Meryl Streep is unsurprisingly fabulous in the role. It's a film based on a play and she plays it like a play, but that's not a bad thing. Also endearing is Julianne Nicholson, who I've admired since Flannel Pajamas, and really gets the chance to shine here with her character of several dimensions.

Margo Martindale owns her hilarious and tragic role as Violet's sister, Mattie Fae, and sparkles in authenticity.

I'd be lying if I said I wasn't thoroughly entertained: laughing, crying and gasping all the way through. But I do wish they hadn't talked about the heat so much (we got it after the first two fan scenes), I thought the Native American jokes got old and there are a few others who probably could've tackled the role of Barbara in a less abrasive way and made her more sympathetic.

But overall, well done. A slice of life that cuts deep.


Sunday, January 05, 2014

Inside Llewyn Davis

Today I saw Inside Llewyn Davis, starring Oscar Issac and Carey Mulligan.

Llewyn Davis (Issac) is a 'starving artist' musician in New York. The year is 1961; the mood is grim.

Jean (Mulligan) and Jim (Justin Timberlake) are fellow folk singers who run in the same circles as Llewyn, and Llewyn may or may not have impregnated Jean. This is only one of the apparent many reasons that she hates him.

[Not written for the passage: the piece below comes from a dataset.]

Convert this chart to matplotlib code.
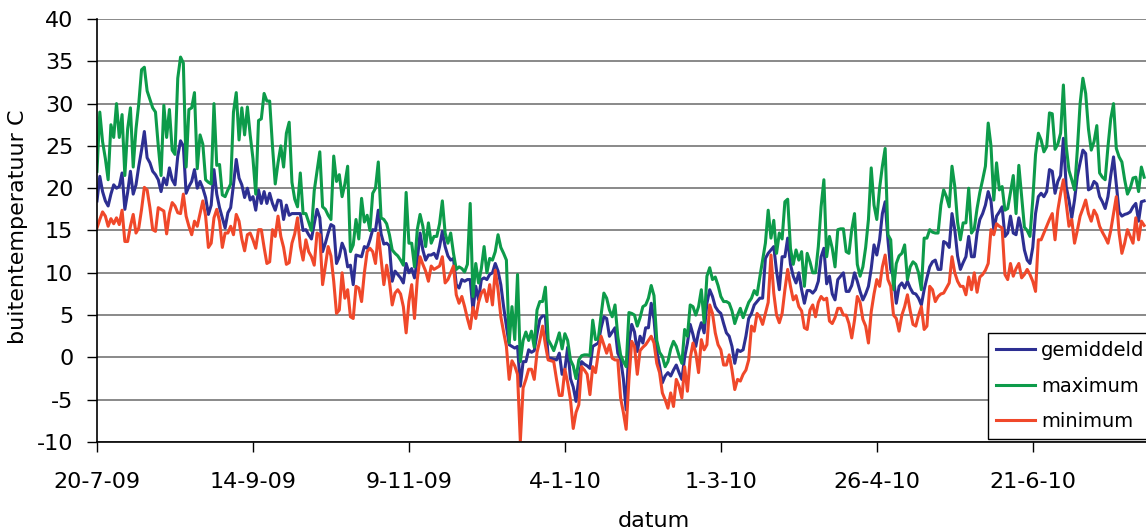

Davis seems to have a case of perpetual bad luck, but it's terribly hard to sympathize with him because his demeanor is so unappealing. You've met those people—the ones who whine and whine and act as if they're the only person in the world that has to struggle? That's the type of sad sack that Davis encompasses.

So… light attracts light and dark attracts dark. When you fall into a tunnel of darkness and refuse to climb out of it (or lose the will to at least try), you'll only spiral further down. And Davis, who couch surfs his way though his miserable life, is one big ball of darkness.

Jean is so full of venom that we barely even notice when Mulligan's American accent slips or her character tries to do a nice thing for Llewyn. We're way past her by then, having coated us in such anger.

That leaves the brief (but shining) performances by Timberlake and John Goodman to keep things light, and for a few moments they do. Timberlake leading the best song in the film, "Please Mr. Kennedy," and Goodman a passenger on the road trip from hell. Both brilliant performances that gave great flavor to the film.

I can't pretend the Coen brothers haven't done better. This isn't in the same ballpark as No Country for Old Men or The Man Who Wasn't There, but it's not terrible either.

Just make sure you see it when you're in a bright mood or it might bring you down.